Of course, images like that give serious end-of-Saddam-Hussein vibes, but there are a few reasons why things might not work out that way:
- First, Maduro himself is a famously superstitious and stubborn leader, with little inclination to bend, and a lot to lose if he does (given DC’s $15M bounty for his capture on trafficking and other charges)
- Second, his own loyal (and US-sanctioned) defence minister also has a lot to lose, so has spent the last decade ensuring loyalty among the armed forces while installing key allies into crucial positions, and
- Third, whatever isolation the international community can impose, it’s now increasingly being diluted by the queue of foreign autocrats only too willing to endorse Maduro’s win in this new multipolar world.

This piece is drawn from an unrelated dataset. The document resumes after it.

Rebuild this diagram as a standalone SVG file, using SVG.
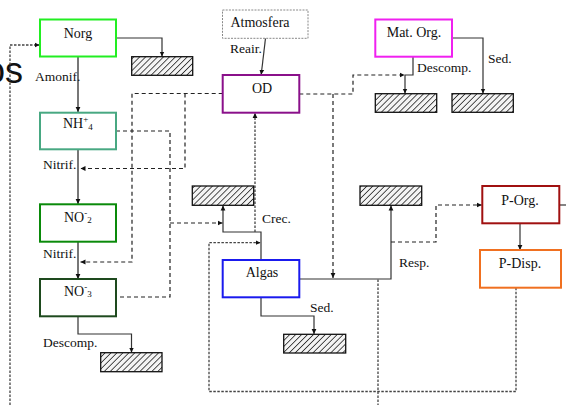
<svg xmlns="http://www.w3.org/2000/svg" width="566" height="405" viewBox="0 0 566 405">
  <style>
    .node { fill: #ffffff; stroke-width: 2; }
    .sink { fill: url(#hatch); stroke: #111; stroke-width: 1.3; }
    .t { font-family: "Liberation Serif", "Times New Roman", serif; font-size: 14px; fill: #111; }
    .lbl { font-family: "Liberation Serif", "Times New Roman", serif; font-size: 13.5px; fill: #111; }
    .solid { fill: none; stroke: #333; stroke-width: 1.2; }
    .stem { fill: none; stroke: #555; stroke-width: 1.6; }
    .dash { fill: none; stroke: #222; stroke-width: 1.2; stroke-dasharray: 4 3; }
    .dot { fill: none; stroke: #444; stroke-width: 1.3; stroke-dasharray: 2.5 1.5; }
  </style>
  <defs>
    <pattern id="hatch" patternUnits="userSpaceOnUse" width="4.2" height="4.2" patternTransform="rotate(45)">
      <rect width="4.2" height="4.2" fill="#f4f4f4"/>
      <line x1="0" y1="0" x2="0" y2="4.2" stroke="#333" stroke-width="1.7"/>
    </pattern>
    <marker id="arr" markerUnits="userSpaceOnUse" markerWidth="6" markerHeight="6" refX="5" refY="3" orient="auto">
      <path d="M0,0.6 L5,3 L0,5.4 z" fill="#111"/>
    </marker>
  </defs>

  <!-- large title fragment at the left edge -->
  <text x="-15" y="83" font-family="'Liberation Sans', Arial, sans-serif" font-size="36" fill="#111">os</text>

  <!-- connectors -->
  <g id="connectors">
    <!-- nitrogen chain -->
    <path class="solid" d="M116,38 H162 V56.5" marker-end="url(#arr)"/>
    <path class="stem" d="M78,56.7 V112" marker-end="url(#arr)"/>
    <path class="stem" d="M78,149.3 V204" marker-end="url(#arr)"/>
    <path class="stem" d="M78,241.7 V279" marker-end="url(#arr)"/>
    <path class="solid" d="M78,316.3 V334 H131.5 V352.5" marker-end="url(#arr)"/>

    <!-- reaeration -->
    <path class="solid" d="M265.5,38.3 L261.2,74.8" marker-end="url(#arr)"/>

    <!-- organic matter -->
    <path class="solid" d="M413,56.7 V75 H405 V93.5" marker-end="url(#arr)"/>
    <path class="solid" d="M452,38 H483 V93.5" marker-end="url(#arr)"/>

    <!-- algae -->
    <path class="solid" d="M261,260 V232 H223 V205.5" marker-end="url(#arr)"/>
    <path class="solid" d="M261,297.3 V316 H314 V334" marker-end="url(#arr)"/>
    <path class="solid" d="M299.3,279 H391 V205.5" marker-end="url(#arr)"/>
    <path class="solid" d="M559.3,205 H566"/>
    <path class="solid" d="M520,223.3 V250" marker-end="url(#arr)"/>

    <!-- dissolved oxygen links -->
    <path class="dash" d="M222.7,93.5 H132 V262 H80.5" marker-end="url(#arr)"/>
    <path class="dash" d="M185,93.5 V168.5 H80.5" marker-end="url(#arr)"/>
    <path class="dash" d="M299.3,94 H353 V75 H404.5" marker-end="url(#arr)"/>
    <path class="dash" d="M333,94 V278" marker-end="url(#arr)"/>
    <path class="dot" d="M255,232 V113" marker-end="url(#arr)"/>

    <!-- nutrient uptake -->
    <path class="dash" d="M116,131 H170 V297 H116"/>
    <path class="dash" d="M170,223 H222.5" marker-end="url(#arr)"/>

    <!-- phosphorus -->
    <path class="dash" d="M391,242 H436 V205 H481.8" marker-end="url(#arr)"/>
    <path class="dot" d="M516,287.7 V391.5 H209 V242.7 H260.5" marker-end="url(#arr)"/>
    <path class="dot" d="M378,279.5 V405"/>

    <!-- return to organic nitrogen -->
    <path class="dot" d="M10,405 V45 H39.5" marker-end="url(#arr)"/>
  </g>

  <!-- sinks -->
  <g id="sinks">
    <rect class="sink" x="131.7" y="56.7" width="61" height="18.6"/>
    <rect class="sink" x="100.7" y="352.7" width="61.3" height="19"/>
    <rect class="sink" x="375.3" y="93.7" width="61.4" height="18.6"/>
    <rect class="sink" x="452" y="93.7" width="61.3" height="18.6"/>
    <rect class="sink" x="192.3" y="186" width="61.4" height="19.3"/>
    <rect class="sink" x="360" y="186" width="61.7" height="19.3"/>
    <rect class="sink" x="283.7" y="334.3" width="62" height="18.7"/>
  </g>

  <g id="norg">
    <rect class="node" x="40" y="19.5" width="76" height="37" stroke="#22ee22"/>
    <text class="t" x="78" y="37.5" text-anchor="middle">Norg</text>
  </g>
  <g id="nh4">
    <rect class="node" x="40" y="112.7" width="76" height="36.6" stroke="#48a882"/>
    <text class="t" x="63" y="128">NH<tspan font-size="9" dy="-6">+</tspan><tspan font-size="9" dy="8">4</tspan></text>
  </g>
  <g id="no2">
    <rect class="node" x="40" y="204.3" width="76" height="37.4" stroke="#0a8a0a"/>
    <text class="t" x="64" y="221.5">NO<tspan font-size="9" dy="-6">-</tspan><tspan font-size="9" dy="7">2</tspan></text>
  </g>
  <g id="no3">
    <rect class="node" x="40" y="279" width="76" height="37.3" stroke="#1e4a1e"/>
    <text class="t" x="64" y="296">NO<tspan font-size="9" dy="-6">-</tspan><tspan font-size="9" dy="7">3</tspan></text>
  </g>
  <g id="atmosfera">
    <rect x="222.5" y="10" width="85.5" height="28.3" fill="#fff" stroke="#888" stroke-width="1" stroke-dasharray="2 1.2"/>
    <text class="t" x="260" y="27" text-anchor="middle">Atmosfera</text>
  </g>
  <g id="od">
    <rect class="node" x="222.7" y="75" width="76.6" height="37.7" stroke="#8a108a"/>
    <text class="t" x="262" y="92.5" text-anchor="middle">OD</text>
  </g>
  <g id="matorg">
    <rect class="node" x="375.3" y="19.5" width="76.7" height="37.2" stroke="#f020f0"/>
    <text class="t" x="414" y="37" text-anchor="middle">Mat. Org.</text>
  </g>
  <g id="algas">
    <rect class="node" x="222.7" y="260" width="76.6" height="37.3" stroke="#1a1aee"/>
    <text class="t" x="262" y="277" text-anchor="middle">Algas</text>
  </g>
  <g id="porg">
    <rect class="node" x="482.3" y="186" width="77" height="37.3" stroke="#a01010"/>
    <text class="t" x="520" y="205" text-anchor="middle">P-Org.</text>
  </g>
  <g id="pdisp">
    <rect class="node" x="480" y="250" width="81" height="37.7" stroke="#f07020"/>
    <text class="t" x="520" y="268" text-anchor="middle">P-Disp.</text>
  </g>

  <!-- process labels -->
  <g id="labels">
    <text class="lbl" x="35" y="81">Amonif.</text>
    <text class="lbl" x="43" y="169">Nitrif.</text>
    <text class="lbl" x="43" y="258">Nitrif.</text>
    <text class="lbl" x="43" y="347">Descomp.</text>
    <text class="lbl" x="230" y="53">Reair.</text>
    <text class="lbl" x="417" y="72">Descomp.</text>
    <text class="lbl" x="488" y="63">Sed.</text>
    <text class="lbl" x="262" y="223">Crec.</text>
    <text class="lbl" x="399" y="267">Resp.</text>
    <text class="lbl" x="310" y="312">Sed.</text>
  </g>
</svg>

And that last point begs the question: what’s in it for Russia, China, Cuba, Iran, and the others? They probably have three audiences in mind:
- With a nod to the US, it’s a way to nourish instability in its region, highlight the limits of US influence, and add to the distraction it’s already facing in Europe, the Middle East, and back home
- To those regimes’ own citizens (who are getting a carefully filtered version of reality via state media), it all feeds their claim that history is bending towards alternatives to a US-led model, and
- To the dozens of fence-sitting leaders around the world, it’s a signal that while they might be on the receiving end of some angry tweets or sanctions, they too can ride out Western pressure and join the club
So that’s a lot riding on the shoulders of some brave and angry Venezuelan citizens, who are now figuring out what card to play next.
Also worth noting:
- Maduro has cut ties with various countries that have questioned his win.
- He ‘won’ the last election in 2017 after the beleaguered opposition boycotted the process.
- Some opposition figures are now taking refuge in the embassy of Argentina (Maduro has described Argentina’s president as a “Nazi”).